Not only is the “solution” to the psychopathology of Lucy (she was a teenage rape victim) and of Lena (she was massively exploited by a jealous boyfriend) glib and too neat; but we have to ask why there are so many graphic sex scenes along the way. Five or six times, in anatomically explicit detail, Irvine Welsh gives us lesbian sex. Why? It reads like “lesbian” porn for a male audience. A masturbation fantasy pretending to be part of character exposition.

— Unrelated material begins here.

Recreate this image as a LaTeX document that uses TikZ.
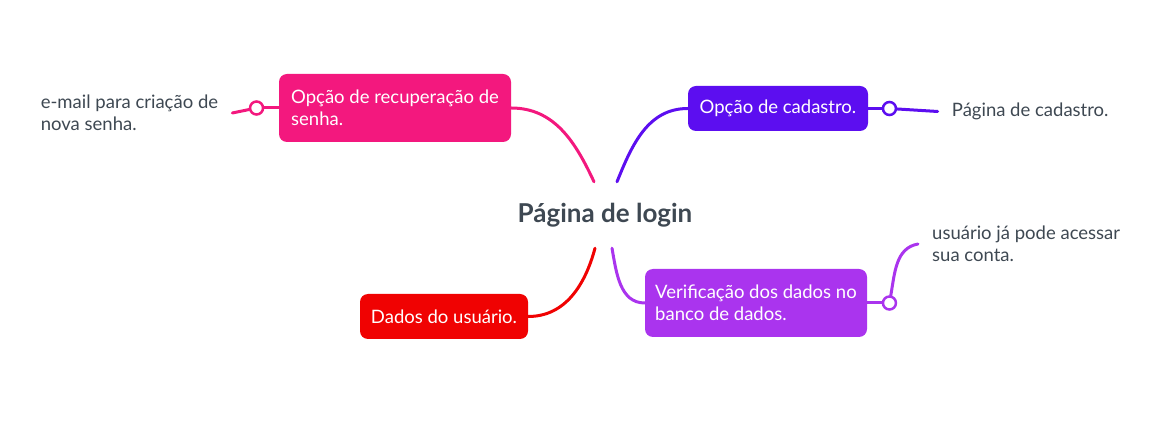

I asked earlier how, despite my negative reaction to this novel, I account for the author’s apparent popularity. The best I can do is to direct you (via the index at right) to a post I put up quite some time back. It’s called Let’s Go Slumming, Take Me Slumming. Just as fashionable people once amused themselves by looking at the inhabitants of madhouses, so do some readers now get a buzz out of looking at what is squalid and extreme and preferably involving wild and crazy sex. You can do this safely if you’re only encountering it in a book. And given this buzz, you might even invite to a writers’ festival an author who couldn’t do subtlety if he was chained up in an empty apartment and tortured to do it.